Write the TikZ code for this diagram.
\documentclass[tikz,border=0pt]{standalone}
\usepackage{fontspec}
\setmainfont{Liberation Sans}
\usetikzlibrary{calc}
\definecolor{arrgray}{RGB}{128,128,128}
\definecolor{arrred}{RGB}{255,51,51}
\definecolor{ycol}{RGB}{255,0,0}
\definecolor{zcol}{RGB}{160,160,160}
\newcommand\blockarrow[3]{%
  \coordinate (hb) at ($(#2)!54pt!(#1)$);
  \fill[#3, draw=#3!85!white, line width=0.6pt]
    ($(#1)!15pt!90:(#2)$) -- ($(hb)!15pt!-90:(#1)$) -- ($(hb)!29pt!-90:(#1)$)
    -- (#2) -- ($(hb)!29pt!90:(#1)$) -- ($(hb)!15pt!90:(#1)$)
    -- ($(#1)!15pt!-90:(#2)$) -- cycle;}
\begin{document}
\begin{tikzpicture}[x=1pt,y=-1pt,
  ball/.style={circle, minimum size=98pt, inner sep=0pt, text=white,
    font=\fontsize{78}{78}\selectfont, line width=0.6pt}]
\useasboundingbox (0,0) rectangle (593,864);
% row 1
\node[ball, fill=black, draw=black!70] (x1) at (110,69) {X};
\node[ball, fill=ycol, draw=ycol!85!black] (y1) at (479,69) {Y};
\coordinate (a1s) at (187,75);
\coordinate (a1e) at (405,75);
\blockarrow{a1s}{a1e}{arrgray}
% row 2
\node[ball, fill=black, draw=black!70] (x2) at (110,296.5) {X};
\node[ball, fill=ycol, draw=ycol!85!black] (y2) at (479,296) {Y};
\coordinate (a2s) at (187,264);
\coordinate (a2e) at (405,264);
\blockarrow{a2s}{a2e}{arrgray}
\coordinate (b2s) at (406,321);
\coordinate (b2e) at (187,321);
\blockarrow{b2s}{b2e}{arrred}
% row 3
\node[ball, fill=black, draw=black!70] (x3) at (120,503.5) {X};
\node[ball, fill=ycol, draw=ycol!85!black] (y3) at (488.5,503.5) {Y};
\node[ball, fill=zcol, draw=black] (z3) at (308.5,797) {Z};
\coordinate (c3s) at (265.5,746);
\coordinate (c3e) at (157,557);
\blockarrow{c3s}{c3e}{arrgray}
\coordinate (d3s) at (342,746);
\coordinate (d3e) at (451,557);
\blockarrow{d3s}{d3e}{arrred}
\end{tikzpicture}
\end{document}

------------------------------------------------

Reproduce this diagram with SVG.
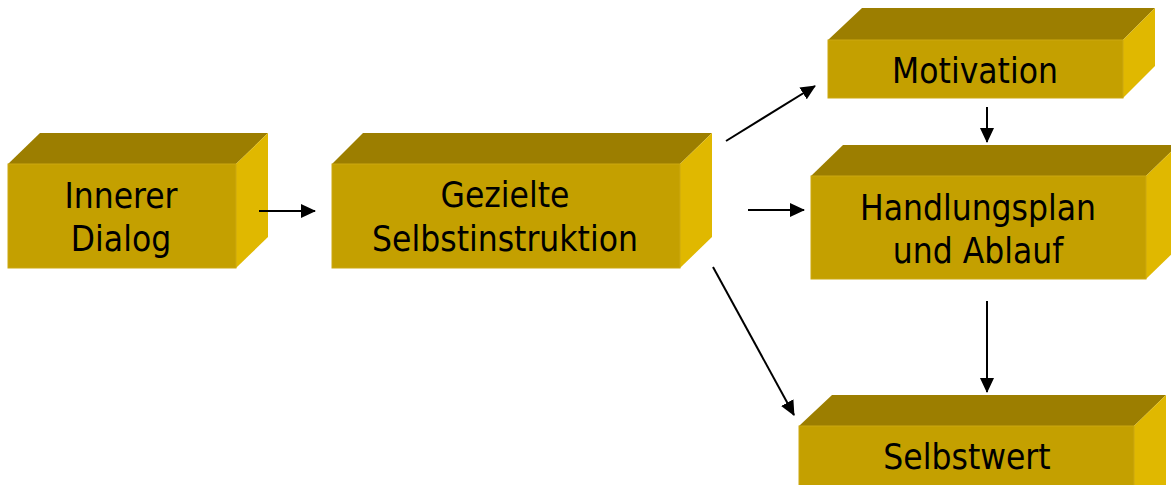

------------------------------------------------

Copy each line from the data above that includes "diagram".

Write the TikZ code for this diagram.
Reproduce this diagram with SVG.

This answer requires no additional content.